Sur cette transition des plus subtiles, le concept d’ombre de Blue Dragon est évidemment toujours là, mais pareillement, celui-ci a des caractéristiques qui le différencient des jeux. Dans les jeux, il s’agit d’une matérialisation magique qui se manifeste par un alter ego animal. Dans l’anime, ce ne sont pas des alter egos. Les ombres ont leurs propres personnalités et peuvent parler, et les utilisateurs d’ombre sont des élus pouvant invoquer ces dernières. L’utilisateur et l’ombre peuvent donc avoir des difficultés à s’entendre. L’utilisateur peut finir complètement dépassé par cette dernière et être avalé par elle s’il n’arrive pas à la contrôler. Fondamentalement, cela revient aussi à une maîtrise et une confiance de soi comme dans les jeux pour utiliser pleinement les ombres, mais celui-ci est bien plus complexe. Comme pour faire lien avec l’import d’abord artificiel des ombres dans les jeux, en plus des ombres avec des élus, l’univers de l’anime dispose de toute une industrie de guerre visant à créer des ombres artificiels, cette fois-ci muettent comme dans les jeux. Je trouve que c’est le sujet que maîtrise le mieux l’anime. C’est clairement son plus gros attrait.
Dans l’anime, chaque ombre a sa propre couleur. Seul Blue Dragon reste bleu.
Même si l’histoire tient en ses racines des éléments identiques aux jeux : Nene est toujours là, Jibral aussi, l’intrigue commence également dans un village qui s’appelle Talta… Face à toutes ces différences, l’intrigue s’émancipe très rapidement de ces dernières pour partir dans des contrées complètement originales. Sans trop en dire pour ceux qui voudraient découvrir l’anime, le conflit entre Nene qui est au cœur de tout le jeu sur Xbox 360 est réglé en très peu d’épisodes sur les 102 de l’anime.

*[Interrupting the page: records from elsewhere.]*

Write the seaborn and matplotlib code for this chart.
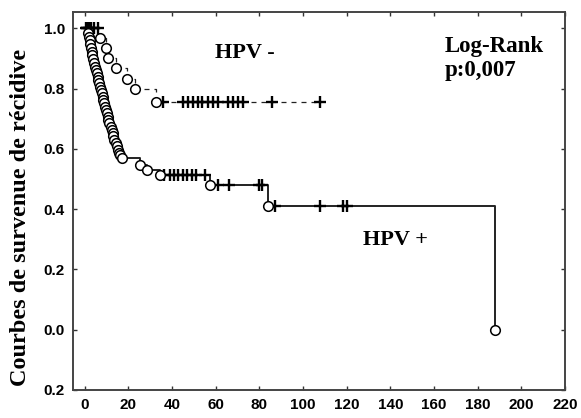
import numpy as np
import pandas as pd
import matplotlib
matplotlib.use("Agg")
import matplotlib.pyplot as plt
import seaborn as sns

# ---------------- data ----------------
# HPV+ : event times (months) and survival after each event
hpvp_event_t = [1.5, 2.0, 2.3, 2.6, 3.0, 3.3, 3.6, 4.0, 4.4, 4.8,
                5.2, 5.6, 6.0, 6.3, 6.7, 7.1, 7.5, 7.9, 8.3, 8.6,
                9.0, 9.4, 9.8, 10.2, 10.6, 10.9, 11.4, 11.9, 12.4, 12.8,
                13.2, 13.7, 14.2, 14.7, 15.2, 15.7, 16.2, 17.2,
                25.4, 28.5, 34.6, 57.6, 84.0, 187.9]
hpvp_event_s = [0.985, 0.972, 0.960, 0.948, 0.935, 0.922, 0.910, 0.897, 0.885, 0.872,
                0.861, 0.850, 0.839, 0.828, 0.817, 0.806, 0.795, 0.784, 0.773, 0.762,
                0.751, 0.740, 0.729, 0.718, 0.707, 0.696, 0.685, 0.674, 0.663, 0.652,
                0.641, 0.630, 0.619, 0.608, 0.597, 0.586, 0.578, 0.569,
                0.547, 0.531, 0.514, 0.480, 0.410, 0.000]
hpvp_censor_t = [0.5, 1.0, 36.5, 39.0, 41.0, 43.0, 45.0, 47.0, 49.0, 51.0,
                 55.3, 61.0, 66.0, 80.0, 81.3, 87.2, 107.8, 118.3, 120.0]

# HPV- : event times and survival after each event
hpvm_event_t = [7.1, 10.0, 10.8, 14.2, 19.3, 23.3, 32.7]
hpvm_event_s = [0.968, 0.936, 0.902, 0.868, 0.832, 0.797, 0.757]
hpvm_censor_t = [1.0, 2.0, 3.0, 4.5, 6.0, 36.0, 45.0, 47.3, 49.5, 51.8,
                 54.0, 56.4, 58.6, 60.9, 65.7, 68.0, 70.2, 72.5, 85.8, 107.8]

x_ticks = [0, 20, 40, 60, 80, 100, 120, 140, 160, 180, 200, 220]
y_ticks = [-0.2, 0.0, 0.2, 0.4, 0.6, 0.8, 1.0]
y_tick_labels = ["0.2", "0.0", "0.2", "0.4", "0.6", "0.8", "1.0"]

y_label = "Courbes de survenue de récidive"
lbl_neg = "HPV -"
lbl_pos = "HPV +"
lbl_test = "Log-Rank\np:0,007"


def step_frame(ev_t, ev_s, end_t=None):
    xs = [0.0] + list(ev_t)
    ys = [1.0] + list(ev_s)
    if end_t is not None and end_t > xs[-1]:
        xs.append(end_t)
        ys.append(ys[-1])
    return pd.DataFrame({"t": xs, "s": ys})


def censor_frame(ev_t, ev_s, c_t):
    ev_t = np.asarray(ev_t)
    ev_s = np.asarray(ev_s)
    levels = []
    for c in c_t:
        idx = np.searchsorted(ev_t, c, side="right") - 1
        levels.append(1.0 if idx < 0 else ev_s[idx])
    return pd.DataFrame({"t": c_t, "s": levels})


sns.set_style("ticks")
plt.rcParams["font.family"] = ["Liberation Sans", "DejaVu Sans"]
plt.rcParams["text.color"] = "black"

fig = plt.figure(figsize=(5.81, 4.18), dpi=100)
ax = fig.add_axes([0.126, 0.067, 0.8465, 0.905])

line_col = "#222222"

# HPV- curve (dashed)
df_m = step_frame(hpvm_event_t, hpvm_event_s, end_t=max(hpvm_censor_t))
sns.lineplot(data=df_m, x="t", y="s", ax=ax, estimator=None, sort=False,
             drawstyle="steps-post", color=line_col, linewidth=0.9,
             linestyle=(0, (4, 4)))
# HPV+ curve (solid)
df_p = step_frame(hpvp_event_t, hpvp_event_s)
sns.lineplot(data=df_p, x="t", y="s", ax=ax, estimator=None, sort=False,
             drawstyle="steps-post", color=line_col, linewidth=1.4)

# censored marks
for ev_t, ev_s, c_t in [(hpvm_event_t, hpvm_event_s, hpvm_censor_t),
                        (hpvp_event_t, hpvp_event_s, hpvp_censor_t)]:
    dfc = censor_frame(ev_t, ev_s, c_t)
    sns.scatterplot(data=dfc, x="t", y="s", ax=ax, marker="+", s=75,
                    color="black", linewidth=1.7, zorder=4)

# event circles
for ev_t, ev_s in [(hpvm_event_t, hpvm_event_s), (hpvp_event_t, hpvp_event_s)]:
    dfe = pd.DataFrame({"t": ev_t, "s": ev_s})
    sns.scatterplot(data=dfe, x="t", y="s", ax=ax, marker="o", s=48,
                    facecolor="white", edgecolor="black", linewidth=1.1,
                    zorder=5)

ax.set_xlim(-5.2, 220)
ax.set_ylim(-0.2, 1.055)
ax.set_xticks(x_ticks)
ax.set_yticks(y_ticks)
ax.set_yticklabels(y_tick_labels)
ax.tick_params(direction="in", length=3, width=1.0, top=True, right=True,
               labelsize=11, colors="#333333", labelcolor="black", pad=6)
for lab in ax.get_xticklabels() + ax.get_yticklabels():
    lab.set_fontweight("bold")
for sp in ax.spines.values():
    sp.set_linewidth(1.4)
    sp.set_color("#444444")

serif = ["Liberation Serif", "DejaVu Serif"]
ax.set_xlabel("")
ax.set_ylabel(y_label, family=serif, fontweight="bold", fontsize=17.5,
              color="black")
ax.yaxis.set_label_coords(-0.086, 0.455)

ax.text(59.7, 0.917, lbl_neg, family=serif, fontweight="bold", fontsize=16,
        va="center", ha="left", color="black")
ax.text(127.5, 0.296, lbl_pos, family=serif, fontweight="bold", fontsize=16,
        va="center", ha="left", color="black")
ax.text(165, 0.90, lbl_test, family=serif, fontweight="bold", fontsize=16.5,
        va="center", ha="left", linespacing=1.22, color="black")

fig.savefig("out.png", dpi=100)
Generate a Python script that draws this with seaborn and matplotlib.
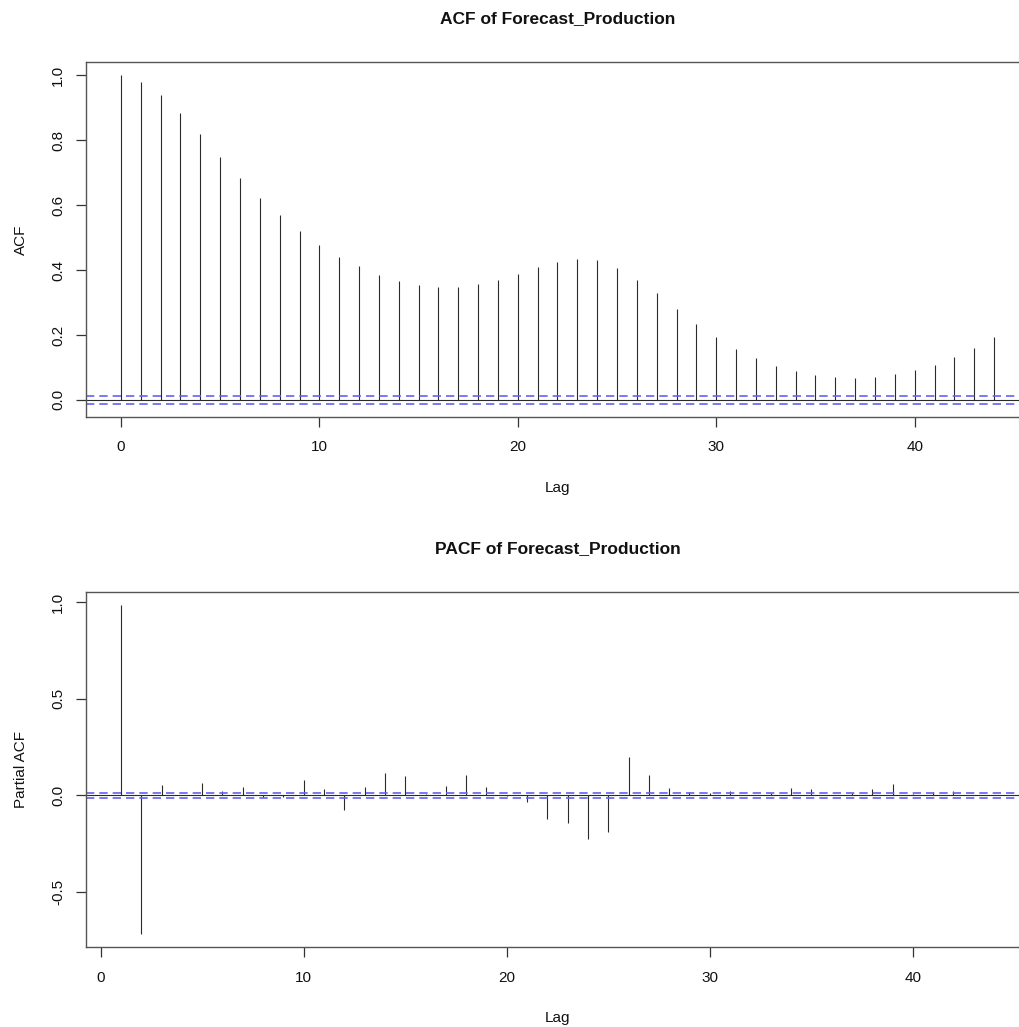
import numpy as np
import matplotlib
matplotlib.use("Agg")
import matplotlib.pyplot as plt
import seaborn as sns

# ---------------- data ----------------
acf_lags = list(range(0, 45))
acf_values = [1.000, 0.981, 0.940, 0.884, 0.818, 0.750, 0.685, 0.623, 0.569, 0.520,
              0.477, 0.441, 0.412, 0.386, 0.367, 0.354, 0.348, 0.348, 0.356, 0.370,
              0.389, 0.409, 0.425, 0.433, 0.430, 0.408, 0.371, 0.328, 0.281, 0.234,
              0.194, 0.158, 0.128, 0.106, 0.088, 0.078, 0.071, 0.069, 0.071, 0.079,
              0.091, 0.109, 0.132, 0.161, 0.193]

pacf_lags = list(range(1, 45))
pacf_values = [0.985, -0.716, 0.053, 0.003, 0.065, 0.024, 0.045, -0.010, -0.008, 0.077,
               0.031, -0.074, 0.043, 0.115, 0.101, 0.005, 0.046, 0.107, 0.041, -0.005,
               -0.036, -0.120, -0.144, -0.228, -0.191, 0.198, 0.103, 0.040, 0.017, 0.014,
               0.022, 0.003, 0.014, 0.038, 0.031, 0.003, 0.014, 0.034, 0.057, 0.005,
               0.019, 0.022, 0.003, 0.003]

conf_bound = 0.0113
x_ticks = [0, 10, 20, 30, 40]
acf_yticks = [0.0, 0.2, 0.4, 0.6, 0.8, 1.0]
acf_yticklabels = ["0.0", "0.2", "0.4", "0.6", "0.8", "1.0"]
pacf_yticks = [-0.5, 0.0, 0.5, 1.0]
pacf_yticklabels = ["-0.5", "0.0", "0.5", "1.0"]

# ---------------- style ----------------
sns.set_theme(style="ticks")
plt.rcParams["font.family"] = ["Liberation Sans", "DejaVu Sans"]
plt.rcParams["axes.unicode_minus"] = False

W, H = 1020, 1027
fig = plt.figure(figsize=(W / 100, H / 100), dpi=100)

left_px, right_px = 86, 1029


def rect(top_px, bottom_px):
    return [left_px / W, 1 - bottom_px / H, (right_px - left_px) / W, (bottom_px - top_px) / H]


def r_range(lo, hi):
    pad = (hi - lo) * 0.04
    return lo - pad, hi + pad


def draw_panel(ax, lags, vals, yticks, yticklabels, title, ylabel):
    sns.despine(ax=ax, top=False, right=False)
    ax.vlines(lags, 0, vals, color="#2a2a2a", linewidth=0.8)
    ax.axhline(0, color="#2a2a2a", linewidth=0.8)
    for b in (conf_bound, -conf_bound):
        ax.axhline(b, color="#6262f2", linewidth=1.2, linestyle=(0, (5, 3)))
    ax.set_xlim(*r_range(min(lags), max(lags)))
    ax.set_ylim(*r_range(min(min(vals), -conf_bound), max(max(vals), conf_bound)))
    ax.set_xticks(x_ticks)
    ax.set_xticklabels([str(t) for t in x_ticks])
    ax.set_yticks(yticks)
    ax.set_yticklabels(yticklabels, rotation=90, va="center")
    ax.tick_params(axis="both", direction="out", length=7, width=0.9,
                   color="#333333", labelsize=11, labelcolor="#111111")
    ax.tick_params(axis="x", pad=10)
    ax.tick_params(axis="y", pad=8)
    for s in ax.spines.values():
        s.set_color("#555555")
        s.set_linewidth(1.0)
    ax.set_title(title, fontsize=12.5, fontweight="bold", pad=28, color="#111111")
    ax.set_xlabel("Lag", fontsize=11, labelpad=19, color="#111111")
    ax.set_ylabel(ylabel, fontsize=11, labelpad=17, color="#111111")
    ax.grid(False)
    ax.set_facecolor("white")


ax1 = fig.add_axes(rect(62.3, 416.7))
draw_panel(ax1, acf_lags, acf_values, acf_yticks, acf_yticklabels,
           "ACF of Forecast_Production", "ACF")

ax2 = fig.add_axes(rect(591.7, 947))
draw_panel(ax2, pacf_lags, pacf_values, pacf_yticks, pacf_yticklabels,
           "PACF of Forecast_Production", "Partial ACF")

fig.savefig("out.png", dpi=100, facecolor="white")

C’est à la fois le charme et tous le défaut de cette itération. J’aime beaucoup le fait que cette version ne cesse de s’éloigner de ses similitudes avec les jeux pour raconter d’autres choses. D’un autre côté, au plus celui-ci s’éloigne des jeux, et au plus je le trouve moins bon en termes d’écriture.
La deuxième saison a pour ainsi dire pleins de trucs intéressants, certains personnages ont des relooking, le rapport aux ombres avec les personnages a un nouveau souffle, l’univers est bien plus décrit, les conflits entre les royaumes sont plus riches et moins manichéens… c’est plus que jamais un autre Blue Dragon avec une autre vision. Mais à côté, l’histoire me paraît complètement étirée dans tous les sens, c’est trop long pour rien. La première saison me paraît bien plus homogène dans ses 51 épisodes que ne l’est la seconde.
Malgré mon affect évident pour la licence, il reste difficile pour moi de faire de véritables louanges de cet anime. En tant qu’anime purement, je pense qu’il est vraiment loin d’être un anime fantastique. Je serais même plutôt d’avis qu’il faudrait passer son chemin. 101 épisodes, c’est quand même un sacré investissement. Par contre, pour peu d’être dans l’optique de découvrir la licence sur ses différentes itérations, celui-ci peut être très enchanteur. Ce genre d’initiative n’est pas non plus monnaie courante, et pour peu d’apprécier au moins une des versions de la licence, cela peut être très agréable d’avoir en connaissance les autres.